* **Task details**: Only the lines from the start of the data to the line containing "const yTicks = [30, 35, 40, 45, 50, 55, 60];", both included, should be output, exactly and without pictures.

************

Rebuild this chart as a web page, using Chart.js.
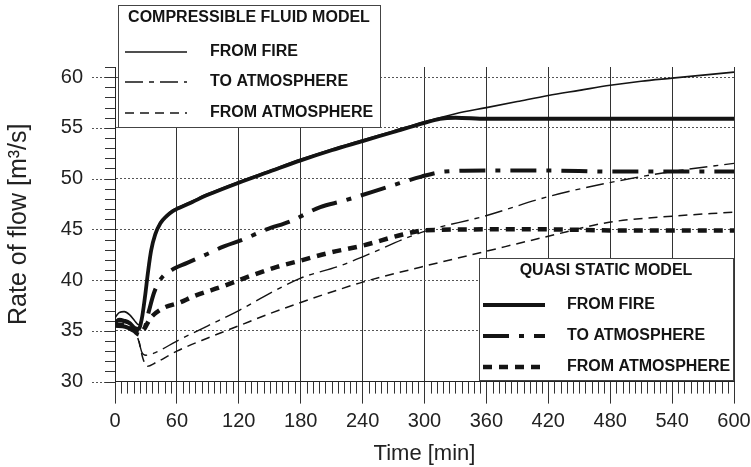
<!DOCTYPE html>
<html>
<head>
<meta charset="utf-8">
<script src="https://cdn.jsdelivr.net/npm/chart.js@4"></script>
<style>
  html, body { margin: 0; padding: 0; background: #fff; }
  #wrap { width: 751px; height: 467px; position: relative; }
</style>
</head>
<body>
<div id="wrap"><canvas id="grafico"></canvas></div>
<script>
// series (time in min, flow in m3/s)
const boxTitles = ['COMPRESSIBLE FLUID MODEL', 'QUASI STATIC MODEL'];
const seriesNames = ['FROM FIRE', 'TO ATMOSPHERE', 'FROM ATMOSPHERE'];
const xTicks = [0, 60, 120, 180, 240, 300, 360, 420, 480, 540, 600];
const yTicks = [30, 35, 40, 45, 50, 55, 60];

// compressible fluid model
const cFireT = [0, 4, 9, 14, 19, 23, 26, 29, 32, 35, 39, 44, 50, 56, 62, 75, 90, 120, 150, 180, 210, 240, 270, 300, 330, 360, 390, 420, 450, 480, 510, 540, 570, 600];
const cFireV = [36.3, 36.8, 36.9, 36.6, 36.0, 35.6, 36.4, 38.5, 41.0, 43.0, 44.6, 45.7, 46.4, 46.9, 47.2, 47.8, 48.5, 49.7, 50.8, 51.9, 52.9, 53.8, 54.7, 55.6, 56.4, 57.0, 57.6, 58.2, 58.7, 59.2, 59.6, 59.9, 60.2, 60.5];
const cToT = [0, 10, 18, 22, 26, 30, 40, 60, 90, 120, 150, 180, 218, 240, 297, 358, 419, 479, 540, 600];
const cToV = [36.0, 35.8, 35.3, 34.5, 32.9, 32.6, 32.9, 34.0, 35.5, 37.0, 38.7, 40.2, 41.4, 42.3, 44.7, 46.3, 48.2, 49.6, 50.7, 51.5];
const cFromT = [0, 10, 18, 23, 27, 31, 40, 60, 90, 120, 150, 180, 218, 240, 297, 358, 419, 479, 540, 600];
const cFromV = [35.8, 35.6, 35.1, 34.0, 32.3, 31.5, 31.9, 33.0, 34.3, 35.5, 36.7, 37.8, 39.1, 39.8, 41.3, 42.8, 44.3, 45.7, 46.3, 46.7];

// quasi static model
const qFireT = [0, 4, 9, 14, 19, 23, 26, 29, 32, 35, 39, 44, 50, 56, 62, 75, 90, 120, 150, 180, 210, 240, 270, 300, 315, 330, 360, 420, 480, 540, 600];
const qFireV = [35.8, 36.1, 36.0, 35.8, 35.3, 35.2, 36.2, 38.3, 40.8, 42.9, 44.5, 45.6, 46.3, 46.8, 47.1, 47.7, 48.4, 49.6, 50.7, 51.8, 52.8, 53.7, 54.6, 55.5, 55.9, 56.0, 55.9, 55.9, 55.9, 55.9, 55.9];
const qToT = [0, 10, 18, 24, 28, 33, 38, 45, 55, 70, 90, 105, 124, 147, 170, 199, 221, 265, 297, 320, 360, 420, 480, 540, 600];
const qToV = [35.5, 35.4, 35.0, 34.6, 35.0, 37.0, 38.8, 40.2, 41.0, 41.7, 42.6, 43.3, 44.0, 45.0, 45.8, 47.2, 47.8, 49.2, 50.2, 50.7, 50.8, 50.8, 50.7, 50.7, 50.7];
const qFromT = [0, 10, 18, 24, 29, 34, 46, 63, 76, 105, 131, 157, 179, 208, 240, 279, 300, 360, 420, 480, 540, 600];
const qFromV = [35.6, 35.5, 35.2, 34.8, 35.3, 36.2, 37.2, 37.8, 38.4, 39.4, 40.4, 41.3, 41.9, 42.7, 43.4, 44.5, 44.9, 45.0, 45.0, 44.9, 44.9, 44.9];

const pts = (t, v) => t.map((x, i) => ({x: x, y: v[i]}));
const ink = '#141414';

function serie(label, t, v, width, dash, group){
  return {
    label: label, group: group,
    data: pts(t, v),
    borderColor: ink, backgroundColor: ink,
    borderWidth: width, borderDash: dash,
    pointRadius: 0, fill: false,
    cubicInterpolationMode: 'monotone'
  };
}

// legend boxes + minor ticks drawn over the chart
const extras = {
  id: 'extras',
  afterDraw(chart){
    const ctx = chart.ctx, a = chart.chartArea;
    const x = chart.scales.x, y = chart.scales.y;
    ctx.save();
    ctx.strokeStyle = '#333';
    ctx.lineWidth = 1;
    ctx.beginPath();
    for (let t = 0; t <= 600; t += 6){
      if (t % 60 === 0) continue;
      const px = Math.round(x.getPixelForValue(t)) + 0.5;
      ctx.moveTo(px, a.bottom); ctx.lineTo(px, a.bottom + 12);
    }
    for (let v = 30; v <= 61; v++){
      const py = Math.round(y.getPixelForValue(v)) + 0.5;
      ctx.moveTo(a.left - 10, py); ctx.lineTo(a.left, py);
    }
    ctx.stroke();
    ctx.setLineDash([2, 2]);
    ctx.strokeStyle = '#555';
    ctx.beginPath();
    for (const v of yTicks){
      const py = Math.round(y.getPixelForValue(v)) + 0.5;
      ctx.moveTo(a.left - 23, py); ctx.lineTo(a.left - 10, py);
    }
    ctx.stroke();
    ctx.setLineDash([]);

    const ds = chart.data.datasets;
    drawBox(ctx, {x: 118, y: 5, w: 262, h: 122, sx: 125, sw: 62, tx: 210, titleY: 18, rows: [52, 82, 113]}, boxTitles[0], ds.filter(d => d.group === 0));
    drawBox(ctx, {x: 479, y: 258, w: 254, h: 122, sx: 483, sw: 62, tx: 567, titleY: 271, rows: [305, 336, 367]}, boxTitles[1], ds.filter(d => d.group === 1));
    ctx.restore();
  }
};

function drawBox(ctx, b, title, items){
  ctx.fillStyle = '#fff';
  ctx.fillRect(b.x, b.y, b.w, b.h);
  ctx.strokeStyle = '#444';
  ctx.lineWidth = 1;
  ctx.setLineDash([]);
  ctx.strokeRect(b.x + 0.5, b.y + 0.5, b.w, b.h);
  ctx.fillStyle = ink;
  ctx.font = 'bold 16px "Liberation Sans", Arial, sans-serif';
  ctx.textBaseline = 'middle';
  ctx.textAlign = 'center';
  ctx.fillText(title, b.x + b.w / 2, b.titleY);
  ctx.textAlign = 'left';
  items.forEach((d, i) => {
    const yy = b.rows[i];
    ctx.strokeStyle = ink;
    ctx.lineWidth = d.borderWidth;
    ctx.setLineDash(d.borderDash || []);
    ctx.beginPath();
    ctx.moveTo(b.sx, yy); ctx.lineTo(b.sx + b.sw, yy);
    ctx.stroke();
    ctx.setLineDash([]);
    ctx.fillText(d.label, b.tx, yy);
  });
}

const graph = new Chart(document.getElementById('grafico').getContext('2d'), {
  type: 'line',
  data: {
    datasets: [
      serie(seriesNames[0], cFireT, cFireV, 1.6, [], 0),
      serie(seriesNames[1], cToT, cToV, 1.4, [18, 6, 5, 6], 0),
      serie(seriesNames[2], cFromT, cFromV, 1.5, [9, 6], 0),
      serie(seriesNames[0], qFireT, qFireV, 3.8, [], 1),
      serie(seriesNames[1], qToT, qToV, 4, [26, 10, 5, 10], 1),
      serie(seriesNames[2], qFromT, qFromV, 4.5, [9, 7], 1)
    ]
  },
  options: {
    responsive: true,
    maintainAspectRatio: false,
    animation: false,
    layout: { padding: { top: 67, right: 17, left: 0, bottom: 0 } },
    plugins: { legend: { display: false }, tooltip: { enabled: false } },
    scales: {
      x: {
        type: 'linear', min: 0, max: 600,
        afterBuildTicks: s => { s.ticks = xTicks.map(v => ({value: v})); },
        afterFit: s => { s.paddingLeft = 0; s.paddingRight = 0; },
        grid: { color: '#333', lineWidth: 1, tickLength: 22, tickColor: '#333' },
        border: { color: '#222', width: 1 },
        ticks: { padding: 6, color: '#222', maxRotation: 0, font: { family: '"Liberation Sans", Arial', size: 20 } },
        title: { display: true, text: 'Time [min]', color: '#222', padding: { top: 1, bottom: 0 }, font: { family: '"Liberation Sans", Arial', size: 22 } }
      },
      y: {
        min: 30, max: 61,
        afterBuildTicks: s => { s.ticks = yTicks.map(v => ({value: v})); },
        afterFit: s => { s.width = 115; },
        grid: { color: '#555', lineWidth: 1, drawTicks: false },
        border: { color: '#222', width: 1, dash: [2, 2] },
        ticks: { padding: 32, color: '#222', font: { family: '"Liberation Sans", Arial', size: 20 } },
        title: { display: true, text: 'Rate of flow [m³/s]', color: '#222', padding: { top: 4, bottom: 0 }, font: { family: '"Liberation Sans", Arial', size: 25 } }
      }
    }
  },
  plugins: [extras]
});
</script>
</body>
</html>
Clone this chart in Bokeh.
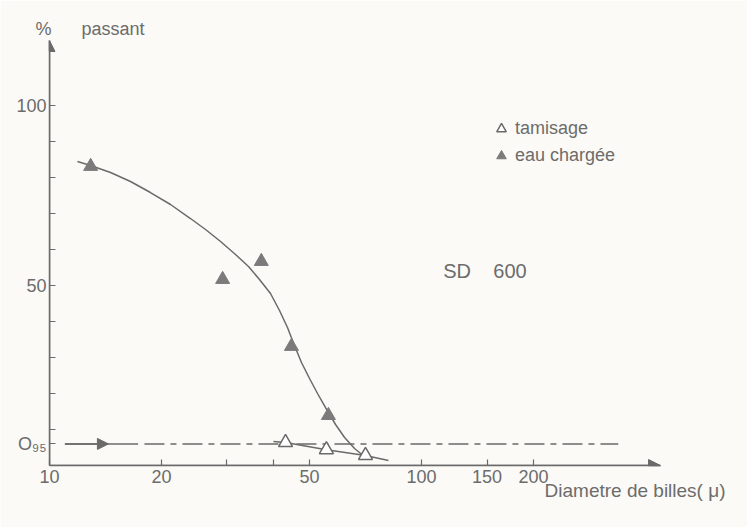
from bokeh.plotting import figure
from bokeh.models import (Range1d, FixedTicker, Arrow, NormalHead, Label,
                          Legend, LegendItem, BasicTickFormatter, Title)
from bokeh.embed import file_html
from bokeh.resources import INLINE

# ---------------- data ----------------
x_ticks = [10, 20, 30, 40, 50, 100, 150, 200]
x_tick_labels = ["10", "20", "", "", "50", "100", "150", "200"]
d95_level = 6.0
y_ticks = [d95_level, 10, 20, 30, 40, 50, 60, 70, 80, 90, 100]
y_tick_labels = ["O\u2089\u2085", "", "", "", "", "50", "", "", "", "", "100"]

# eau chargée (filled triangles)
charge_x = [12.9, 29.2, 37.1, 44.7, 56.2]
charge_y = [83.1, 51.7, 56.7, 33.1, 13.9]
# hand-drawn curve through eau chargée (traced)
charge_fit_x = [11.89, 12.89, 14.59, 16.51, 18.68, 21.15, 23.93, 26.27, 28.83,
                31.62, 34.27, 36.68, 39.27, 41.52, 43.62, 45.55, 47.57, 50.00,
                52.54, 55.55, 58.74, 62.11, 66.07, 70.70]
charge_fit_y = [84.44, 83.33, 81.39, 78.89, 75.83, 72.50, 68.61, 65.56, 62.22,
                58.61, 55.28, 51.67, 47.78, 43.06, 38.33, 33.33, 28.61, 24.17,
                20.00, 15.56, 11.39, 7.78, 4.72, 2.22]

# tamisage (open triangles)
tamis_x = [43.1, 55.5, 70.7]
tamis_y = [6.4, 4.4, 2.8]
tamis_fit_x = [40.0, 43.1, 55.5, 70.7, 81.5]
tamis_fit_y = [6.7, 6.4, 4.4, 2.8, 1.4]

# O95 reference level
d95_solid_x = [11.0, 17.3]
d95_arrow_x = [11.0, 14.4]
d95_dash_x = [18.0, 338.0]

x_axis_end = 439.0
x_view_end = 752.1
y_max = 118.06

# ---------------- styling ----------------
INK = "#6a6a6a"
TXT = "#6c6c6c"
BG = "#fbfaf6"
FONT = "Liberation Sans"
NB = "\u00a0"

p = figure(width=747, height=527, x_axis_type="log",
           x_range=Range1d(10, x_view_end), y_range=Range1d(0, y_max),
           output_backend="svg", toolbar_location=None,
           min_border_left=49, min_border_right=0,
           min_border_top=40, min_border_bottom=62)
p.title.visible = False
p.background_fill_color = BG
p.border_fill_color = BG
p.outline_line_color = None
p.grid.visible = False

# axes
p.xaxis.ticker = FixedTicker(ticks=x_ticks)
p.xaxis.formatter = BasicTickFormatter()
p.xaxis.major_label_overrides = dict(zip(x_ticks, x_tick_labels))
p.xaxis.bounds = (10, x_axis_end)
p.yaxis.ticker = FixedTicker(ticks=y_ticks)
p.yaxis.major_label_overrides = dict(zip(y_ticks, y_tick_labels))
for ax in (p.xaxis, p.yaxis):
    ax.axis_line_color = INK
    ax.axis_line_width = 1.5
    ax.major_tick_line_color = INK
    ax.major_tick_line_width = 1.2
    ax.major_tick_in = 6
    ax.major_tick_out = 0
    ax.minor_tick_line_color = None
    ax.major_label_text_font = FONT
    ax.major_label_text_font_size = "18px"
    ax.major_label_text_color = TXT
p.xaxis.major_label_standoff = 4
p.yaxis.major_label_standoff = 3

# axis arrows
p.add_layout(Arrow(end=NormalHead(size=11, fill_color=INK, line_color=INK),
                   x_start=10, y_start=0, x_end=10, y_end=y_max,
                   line_color=INK, line_width=1.5))
p.add_layout(Arrow(end=NormalHead(size=12, fill_color=INK, line_color=INK),
                   x_start=10, y_start=0, x_end=x_axis_end, y_end=0,
                   line_color=INK, line_width=1.5))

# O95 level
p.line(d95_solid_x, [d95_level, d95_level], line_color=INK, line_width=1.5)
p.add_layout(Arrow(end=NormalHead(size=11, fill_color=INK, line_color=INK),
                   x_start=d95_arrow_x[0], y_start=d95_level,
                   x_end=d95_arrow_x[1], y_end=d95_level,
                   line_color=INK, line_width=1.5))
p.line(d95_dash_x, [d95_level, d95_level], line_color=INK, line_width=1.5,
       line_dash="20 6 6 6")

# curves
p.line(charge_fit_x, charge_fit_y, line_color=INK, line_width=1.5)
p.line(tamis_fit_x, tamis_fit_y, line_color=INK, line_width=1.5)

r_tamis = p.scatter(tamis_x, tamis_y, marker="triangle", size=14,
                    fill_color="white", line_color=INK, line_width=1.5)
r_charge = p.scatter(charge_x, charge_y, marker="triangle", size=14,
                     fill_color="#7b7b7b", line_color="#7b7b7b")

legend = Legend(items=[LegendItem(label="tamisage", renderers=[r_tamis]),
                       LegendItem(label="eau chargée", renderers=[r_charge])],
                location=(440, 296), padding=0, margin=0, spacing=0,
                glyph_width=24, glyph_height=27, label_standoff=2,
                label_text_font=FONT, label_text_font_size="18px",
                label_text_color=TXT, border_line_color=None,
                background_fill_alpha=0)
p.add_layout(legend)

# texts
p.add_layout(Title(text="%" + NB * 6 + "passant", align="left", offset=-14,
                   standoff=4, text_font=FONT, text_font_size="18px",
                   text_font_style="normal", text_color=TXT), "above")
p.add_layout(Title(text="Diametre de billes( \u03bc)", align="right", offset=22,
                   standoff=-16, text_font=FONT, text_font_size="19px",
                   text_font_style="normal", text_color=TXT), "below")
p.add_layout(Label(x=114.4, y=53.9, text="SD" + NB * 4 + "600",
                   text_align="left", text_baseline="middle", text_font=FONT,
                   text_font_size="20px", text_color=TXT))

open("out.html", "w").write(file_html(p, INLINE))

************

* **Finished task**:
Rebuild this chart as a web page, using Chart.js.
<!DOCTYPE html>
<html>
<head>
<meta charset="utf-8">
<script src="https://cdn.jsdelivr.net/npm/chart.js@4"></script>
<style>
  html, body { margin: 0; padding: 0; background: #fff; }
  #wrap { width: 751px; height: 467px; position: relative; }
</style>
</head>
<body>
<div id="wrap"><canvas id="grafico"></canvas></div>
<script>
// series (time in min, flow in m3/s)
const boxTitles = ['COMPRESSIBLE FLUID MODEL', 'QUASI STATIC MODEL'];
const seriesNames = ['FROM FIRE', 'TO ATMOSPHERE', 'FROM ATMOSPHERE'];
const xTicks = [0, 60, 120, 180, 240, 300, 360, 420, 480, 540, 600];
const yTicks = [30, 35, 40, 45, 50, 55, 60];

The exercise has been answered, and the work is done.